▸ Entries:
* BEGIN *

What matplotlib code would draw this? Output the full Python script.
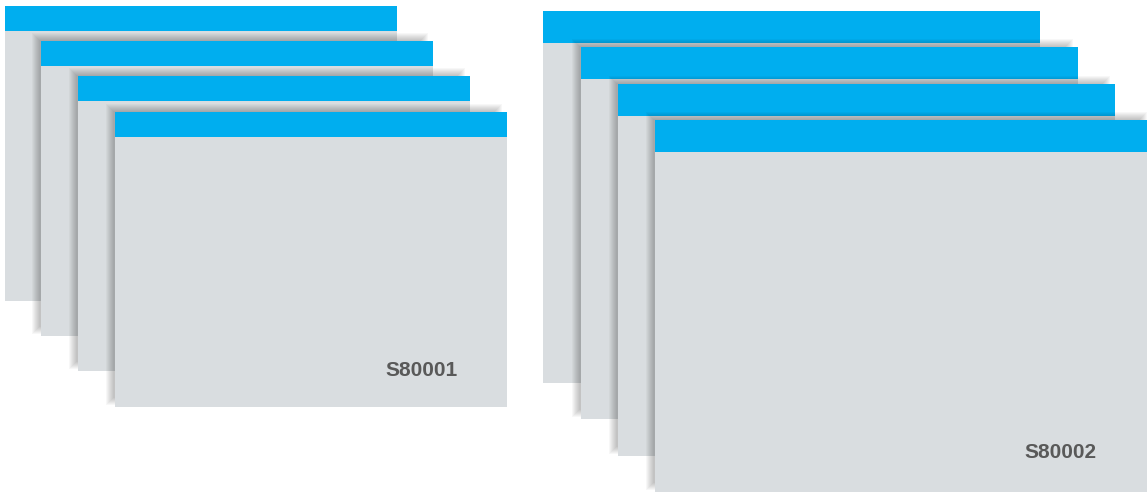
import matplotlib.pyplot as plt
from matplotlib.patches import Rectangle

# card boxes in pixels: left, top, width, height, header height
left_x = [5, 41, 78, 115]
left_y = [6, 41, 76, 112]
left_w = 392
left_h = 295
left_head = 25

right_x = [543, 581, 618, 655]
right_y = [11, 47, 84, 120]
right_w = 497
right_h = 372
right_head = 32

labels = ["S80001", "S80002"]

blue = "#00AEEF"
grey = "#D9DDE0"

fig = plt.figure(figsize=(11.47, 4.92), dpi=100)
ax = fig.add_axes([0, 0, 1, 1])
ax.set_xlim(0, 1147)
ax.set_ylim(492, 0)
ax.axis("off")


def card(x, y, w, h, hh, z, shadow=True):
    # soft shadow up and to the left, layers widening outward
    if shadow:
        for i in range(8, 0, -1):
            ax.add_patch(Rectangle((x - 1 - i, y - i), w - 12 + 2 * i, h - 10 + 2 * i,
                                   color="black", alpha=0.032, lw=0, zorder=z))
    ax.add_patch(Rectangle((x, y), w, h, color=grey, lw=0, zorder=z + 0.1))
    ax.add_patch(Rectangle((x, y), w, hh, color=blue, lw=0, zorder=z + 0.2))


for i in range(4):
    card(left_x[i], left_y[i], left_w, left_h, left_head, i + 1, i > 0)
    card(right_x[i], right_y[i], right_w, right_h, right_head, i + 1, i > 0)

ax.text(422, 371, labels[0], ha="center", va="center", fontsize=15,
        fontweight="bold", color="#595959", family="Liberation Sans", zorder=10)
ax.text(1060, 452, labels[1], ha="center", va="center", fontsize=15,
        fontweight="bold", color="#595959", family="Liberation Sans", zorder=10)

fig.savefig("out.png", dpi=100)
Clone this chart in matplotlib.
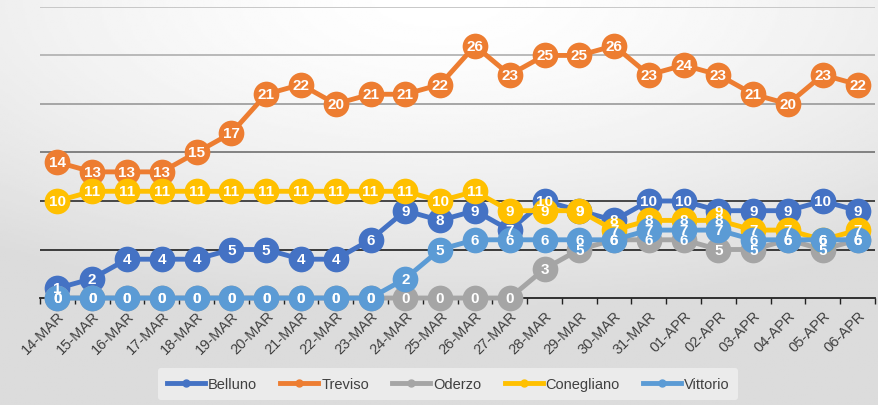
import numpy as np
import matplotlib.pyplot as plt
from matplotlib.lines import Line2D

plt.rcParams["font.family"] = ["Liberation Sans Narrow", "Liberation Sans", "DejaVu Sans"]

dates = ["14-MAR", "15-MAR", "16-MAR", "17-MAR", "18-MAR", "19-MAR", "20-MAR", "21-MAR",
         "22-MAR", "23-MAR", "24-MAR", "25-MAR", "26-MAR", "27-MAR", "28-MAR", "29-MAR",
         "30-MAR", "31-MAR", "01-APR", "02-APR", "03-APR", "04-APR", "05-APR", "06-APR"]

belluno = [1, 2, 4, 4, 4, 5, 5, 4, 4, 6, 9, 8, 9, 7, 10, 9, 8, 10, 10, 9, 9, 9, 10, 9]
treviso = [14, 13, 13, 13, 15, 17, 21, 22, 20, 21, 21, 22, 26, 23, 25, 25, 26, 23, 24, 23, 21, 20, 23, 22]
oderzo = [0, 0, 0, 0, 0, 0, 0, 0, 0, 0, 0, 0, 0, 0, 3, 5, 6, 6, 6, 5, 5, 6, 5, 6]
conegliano = [10, 11, 11, 11, 11, 11, 11, 11, 11, 11, 11, 10, 11, 9, 9, 9, 7, 8, 8, 8, 7, 7, 6, 7]
vittorio = [0, 0, 0, 0, 0, 0, 0, 0, 0, 0, 2, 5, 6, 6, 6, 6, 6, 7, 7, 7, 6, 6, 6, 6]

series = [
    ("Belluno", belluno, "#4472C4"),
    ("Treviso", treviso, "#ED7D31"),
    ("Oderzo", oderzo, "#A5A5A5"),
    ("Conegliano", conegliano, "#FFC000"),
    ("Vittorio", vittorio, "#5B9BD5"),
]

fig = plt.figure(figsize=(8.79, 4.06), dpi=100)

# soft grey gradient background like the original Excel chart
bg = fig.add_axes([0, 0, 1, 1], zorder=-10)
yy, xx = np.mgrid[0:1:200j, 0:1:400j]
r = np.sqrt((xx - 0.5) ** 2 + (yy * 1.1) ** 2)
shade = 1 - 0.14 * np.clip(r / 0.85, 0, 1) ** 1.5
bg.imshow(shade, cmap="gray", vmin=0, vmax=1, aspect="auto", extent=[0, 1, 0, 1], origin="upper")
bg.axis("off")

ax = fig.add_axes([0.0455, 0.2635, 0.95, 0.717])
ax.patch.set_alpha(0)
x = np.arange(len(dates))

# gridlines get darker towards the bottom in the source image
grid_levels = [5, 10, 15, 20, 25, 30]
grid_colors = ["#2e2e2e", "#3a3a3a", "#7a7a7a", "#a0a0a0", "#b4b4b4", "#c4c4c4"]
for lev, c in zip(grid_levels, grid_colors):
    ax.axhline(lev, color=c, lw=1.3, zorder=1)

for i, (name, vals, col) in enumerate(series):
    ax.plot(x, vals, color=col, lw=3.5, marker="o", ms=18.5, mec=col, mew=0,
            zorder=3 + i, clip_on=False, label=name)

for name, vals, col in series:
    for xi, v in zip(x, vals):
        ax.text(xi, v, str(v), color="white", fontweight="bold", ha="center", va="center",
                fontsize=11, zorder=20, clip_on=False)

ax.set_xlim(-0.5, len(dates) - 0.5)
ax.set_ylim(0, 30)
ax.set_yticks([])
for s in ["top", "right", "left"]:
    ax.spines[s].set_visible(False)
ax.spines["bottom"].set_color("#222222")
ax.spines["bottom"].set_linewidth(1.3)
ax.spines["bottom"].set_zorder(2)

ax.set_xticks(x)
ax.set_xticklabels(dates, rotation=45, ha="right", rotation_mode="anchor",
                   fontsize=10.5, color="#404040")
ax.tick_params(axis="x", which="major", length=0, pad=7)
ax.set_xticks(np.arange(-0.5, len(dates), 1), minor=True)
ax.tick_params(axis="x", which="minor", length=4, width=1, color="#222222", direction="out")

handles = [Line2D([], [], color=col, lw=3.5, marker="o", ms=5) for _, _, col in series]
leg = fig.legend(handles, [s[0] for s in series], loc="center", bbox_to_anchor=(0.51, 0.052),
                 ncol=5, frameon=True, fontsize=10.5, handlelength=2.6, handletextpad=0.2,
                 columnspacing=1.6, borderpad=0.6)
leg.get_frame().set_facecolor("#f0f0f0")
leg.get_frame().set_edgecolor("none")
for t in leg.get_texts():
    t.set_color("#404040")

fig.savefig("out.png", dpi=100)
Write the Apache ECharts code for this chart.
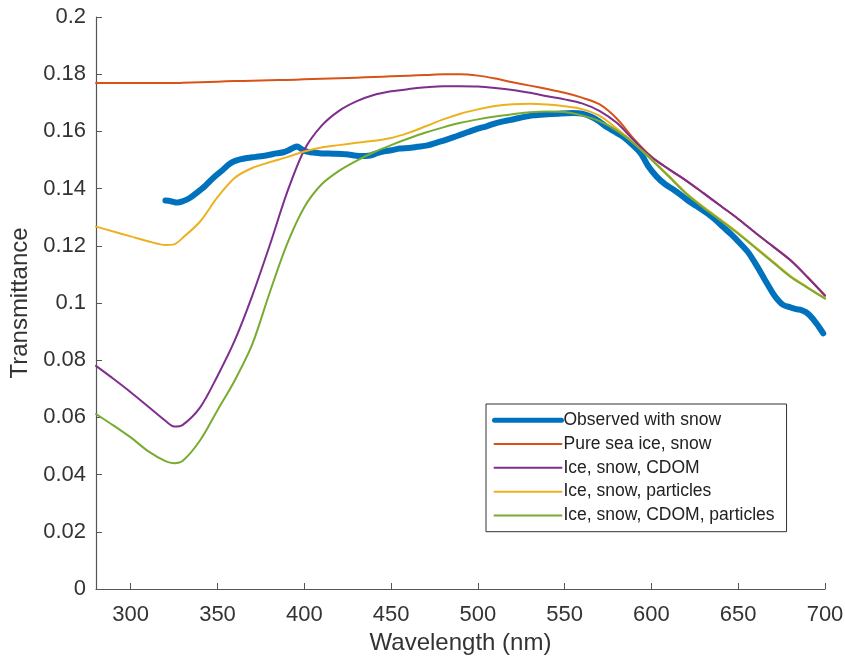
<!DOCTYPE html>
<html>
<head>
<meta charset="utf-8">
<script src="https://cdn.jsdelivr.net/npm/echarts@6/dist/echarts.min.js"></script>
<style>
  html, body { margin: 0; padding: 0; background: #fff; }
  #chart { width: 845px; height: 660px; }
</style>
</head>
<body>
<div id="chart"></div>
<script>
// Wavelength grid (nm) for the modelled spectra
const modelWl = [280, 290, 300, 310, 320, 325, 330, 340, 350, 360, 370, 380, 390, 400, 410, 420, 430, 440, 450, 460, 470, 480, 490, 500, 510, 520, 530, 540, 550, 560, 570, 580, 590, 600, 610, 620, 630, 640, 650, 660, 670, 680, 690, 700];

// Modelled transmittance
const pureIceSnow = [0.1769, 0.1769, 0.1769, 0.1769, 0.1769, 0.1769, 0.1770, 0.1772, 0.1774, 0.1776, 0.1777, 0.1779, 0.1780, 0.1782, 0.1784, 0.1786, 0.1788, 0.1790, 0.1793, 0.1795, 0.1797, 0.1800, 0.1800, 0.1795, 0.1785, 0.1772, 0.1760, 0.1748, 0.1735, 0.1718, 0.1695, 0.1645, 0.1573, 0.1512, 0.1468, 0.1428, 0.1384, 0.1339, 0.1294, 0.1245, 0.1198, 0.1150, 0.1090, 0.1027];
const iceSnowCdom = [0.0780, 0.0735, 0.0688, 0.0638, 0.0588, 0.0568, 0.0574, 0.0635, 0.0745, 0.0870, 0.1025, 0.1200, 0.1385, 0.1535, 0.1620, 0.1672, 0.1705, 0.1727, 0.1740, 0.1748, 0.1754, 0.1758, 0.1758, 0.1757, 0.1752, 0.1745, 0.1735, 0.1723, 0.1712, 0.1698, 0.1672, 0.1630, 0.1568, 0.1510, 0.1468, 0.1428, 0.1384, 0.1339, 0.1294, 0.1245, 0.1198, 0.1150, 0.1090, 0.1025];
const iceSnowParticles = [0.1267, 0.1250, 0.1233, 0.1216, 0.1203, 0.1205, 0.1228, 0.1285, 0.1370, 0.1438, 0.1472, 0.1492, 0.1510, 0.1530, 0.1544, 0.1552, 0.1560, 0.1567, 0.1577, 0.1595, 0.1618, 0.1642, 0.1662, 0.1677, 0.1689, 0.1695, 0.1697, 0.1694, 0.1688, 0.1678, 0.1655, 0.1610, 0.1558, 0.1503, 0.1445, 0.1385, 0.1336, 0.1291, 0.1245, 0.1195, 0.1145, 0.1095, 0.1055, 0.1017];
const iceSnowCdomParticles = [0.0612, 0.0572, 0.0530, 0.0482, 0.0447, 0.0440, 0.0448, 0.0520, 0.0625, 0.0730, 0.0855, 0.1035, 0.1205, 0.1335, 0.1415, 0.1462, 0.1497, 0.1527, 0.1552, 0.1575, 0.1596, 0.1614, 0.1630, 0.1642, 0.1652, 0.1660, 0.1667, 0.1670, 0.1668, 0.1656, 0.1636, 0.1603, 0.1557, 0.1501, 0.1442, 0.1382, 0.1333, 0.1288, 0.1242, 0.1192, 0.1142, 0.1092, 0.1053, 0.1015];

// Observed spectrum under snow
const obsWl = [320, 323, 327, 330, 334, 338, 343, 348, 353, 356, 359, 363, 367, 372, 378, 384, 388, 391, 394, 396, 398, 401, 405, 410, 417, 424, 432, 438, 442, 446, 450, 455, 460, 465, 471, 476, 482, 488, 494, 500, 505, 511, 517, 524, 532, 540, 548, 555, 560, 565, 570, 574, 580, 584, 590, 594, 598, 603, 608, 613, 618, 622, 627, 632, 637, 641, 646, 651, 656, 661, 665, 670, 673, 676, 680, 684, 686, 689, 691, 693, 695, 697, 699];
const observed = [0.1358, 0.1356, 0.1351, 0.1356, 0.1367, 0.1385, 0.1410, 0.1440, 0.1465, 0.1482, 0.1494, 0.1502, 0.1507, 0.1511, 0.1516, 0.1523, 0.1527, 0.1534, 0.1544, 0.1547, 0.1540, 0.1530, 0.1526, 0.1523, 0.1522, 0.1520, 0.1514, 0.1516, 0.1524, 0.1530, 0.1534, 0.1540, 0.1542, 0.1546, 0.1551, 0.1560, 0.1571, 0.1584, 0.1597, 0.1610, 0.1618, 0.1630, 0.1638, 0.1647, 0.1656, 0.1660, 0.1663, 0.1664, 0.1662, 0.1652, 0.1635, 0.1616, 0.1595, 0.1580, 0.1548, 0.1522, 0.1480, 0.1442, 0.1415, 0.1395, 0.1373, 0.1354, 0.1335, 0.1314, 0.1290, 0.1267, 0.1240, 0.1209, 0.1175, 0.1127, 0.1085, 0.1034, 0.1010, 0.0993, 0.0985, 0.0978, 0.0976, 0.0968, 0.0958, 0.0945, 0.0929, 0.0912, 0.0894];

const seriesNames = ['Observed with snow', 'Pure sea ice, snow', 'Ice, snow, CDOM', 'Ice, snow, particles', 'Ice, snow, CDOM, particles'];
const seriesColors = ['#0072BD', '#D95319', '#7E2F8E', '#EDB120', '#77AC30'];
const seriesWidths = [6, 2, 2, 2, 2];
const xTicks = [300, 350, 400, 450, 500, 550, 600, 650, 700];

const FONT = '"Liberation Sans", Arial, Helvetica, sans-serif';
const zip = (xs, ys) => xs.map((x, i) => [x, ys[i]]);

function lineSeries(i, xs, ys) {
  return {
    name: seriesNames[i],
    type: 'line',
    data: zip(xs, ys),
    showSymbol: false,
    symbol: 'none',
    smooth: 0.3,
    lineStyle: { color: seriesColors[i], width: seriesWidths[i], cap: 'round', join: 'round' },
    itemStyle: { color: seriesColors[i] },
    emphasis: { disabled: true },
    animation: false
  };
}

const chart = echarts.init(document.getElementById('chart'), null, { renderer: 'canvas' });
chart.setOption({
  backgroundColor: '#fff',
  animation: false,
  textStyle: { fontFamily: FONT },
  grid: { left: 96, top: 17, right: 20, bottom: 71, containLabel: false, outerBoundsMode: 'none' },
  legend: {
    orient: 'vertical',
    left: 486,
    top: 404,
    data: seriesNames.map((n, i) => ({ name: n, lineStyle: { width: i === 0 ? 5 : 2 } })),
    itemWidth: 67,
    itemHeight: 14,
    itemGap: 3.3,
    padding: [6, 12, 6, 6],
    backgroundColor: '#fff',
    borderColor: '#333',
    borderWidth: 1,
    selectedMode: false,
    itemStyle: { opacity: 0 },
    textStyle: { fontFamily: FONT, fontSize: 17.5, lineHeight: 20.5, color: '#222', padding: [0, 0, 0, -3] }
  },
  xAxis: {
    type: 'value',
    min: 280,
    max: 700,
    name: 'Wavelength (nm)',
    nameLocation: 'middle',
    nameGap: 38,
    nameTextStyle: { fontFamily: FONT, fontSize: 24, color: '#333' },
    axisLine: { show: true, onZero: false, lineStyle: { color: '#555', width: 1.2 } },
    axisTick: { show: true, inside: true, length: 6, customValues: xTicks, lineStyle: { color: '#555' } },
    axisLabel: { customValues: xTicks, fontFamily: FONT, fontSize: 22, color: '#333', margin: 15 },
    splitLine: { show: false }
  },
  yAxis: {
    type: 'value',
    min: 0,
    max: 0.2,
    interval: 0.02,
    name: 'Transmittance',
    nameLocation: 'middle',
    nameRotate: 90,
    nameGap: 64,
    nameTextStyle: { fontFamily: FONT, fontSize: 24, color: '#333' },
    axisLine: { show: true, onZero: false, lineStyle: { color: '#555', width: 1.2 } },
    axisTick: { show: true, inside: true, length: 6, lineStyle: { color: '#555' } },
    axisLabel: {
      fontFamily: FONT, fontSize: 22, color: '#333', margin: 10,
      formatter: v => String(+v.toFixed(2))
    },
    splitLine: { show: false }
  },
  series: [
    lineSeries(0, obsWl, observed),
    lineSeries(1, modelWl, pureIceSnow),
    lineSeries(2, modelWl, iceSnowCdom),
    lineSeries(3, modelWl, iceSnowParticles),
    lineSeries(4, modelWl, iceSnowCdomParticles)
  ]
});
</script>
</body>
</html>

* END *

▸ Exercise description: In the listing above, find the line with "Clone this chart in matplotlib." and the line with "fig = plt.figure(figsize=(8.79, 4.06), dpi=100)". Copy exactly those lines and all between them, minus the images.

▸ Result:
Clone this chart in matplotlib.
import numpy as np
import matplotlib.pyplot as plt
from matplotlib.lines import Line2D

plt.rcParams["font.family"] = ["Liberation Sans Narrow", "Liberation Sans", "DejaVu Sans"]

dates = ["14-MAR", "15-MAR", "16-MAR", "17-MAR", "18-MAR", "19-MAR", "20-MAR", "21-MAR",
         "22-MAR", "23-MAR", "24-MAR", "25-MAR", "26-MAR", "27-MAR", "28-MAR", "29-MAR",
         "30-MAR", "31-MAR", "01-APR", "02-APR", "03-APR", "04-APR", "05-APR", "06-APR"]

belluno = [1, 2, 4, 4, 4, 5, 5, 4, 4, 6, 9, 8, 9, 7, 10, 9, 8, 10, 10, 9, 9, 9, 10, 9]
treviso = [14, 13, 13, 13, 15, 17, 21, 22, 20, 21, 21, 22, 26, 23, 25, 25, 26, 23, 24, 23, 21, 20, 23, 22]
oderzo = [0, 0, 0, 0, 0, 0, 0, 0, 0, 0, 0, 0, 0, 0, 3, 5, 6, 6, 6, 5, 5, 6, 5, 6]
conegliano = [10, 11, 11, 11, 11, 11, 11, 11, 11, 11, 11, 10, 11, 9, 9, 9, 7, 8, 8, 8, 7, 7, 6, 7]
vittorio = [0, 0, 0, 0, 0, 0, 0, 0, 0, 0, 2, 5, 6, 6, 6, 6, 6, 7, 7, 7, 6, 6, 6, 6]

series = [
    ("Belluno", belluno, "#4472C4"),
    ("Treviso", treviso, "#ED7D31"),
    ("Oderzo", oderzo, "#A5A5A5"),
    ("Conegliano", conegliano, "#FFC000"),
    ("Vittorio", vittorio, "#5B9BD5"),
]

fig = plt.figure(figsize=(8.79, 4.06), dpi=100)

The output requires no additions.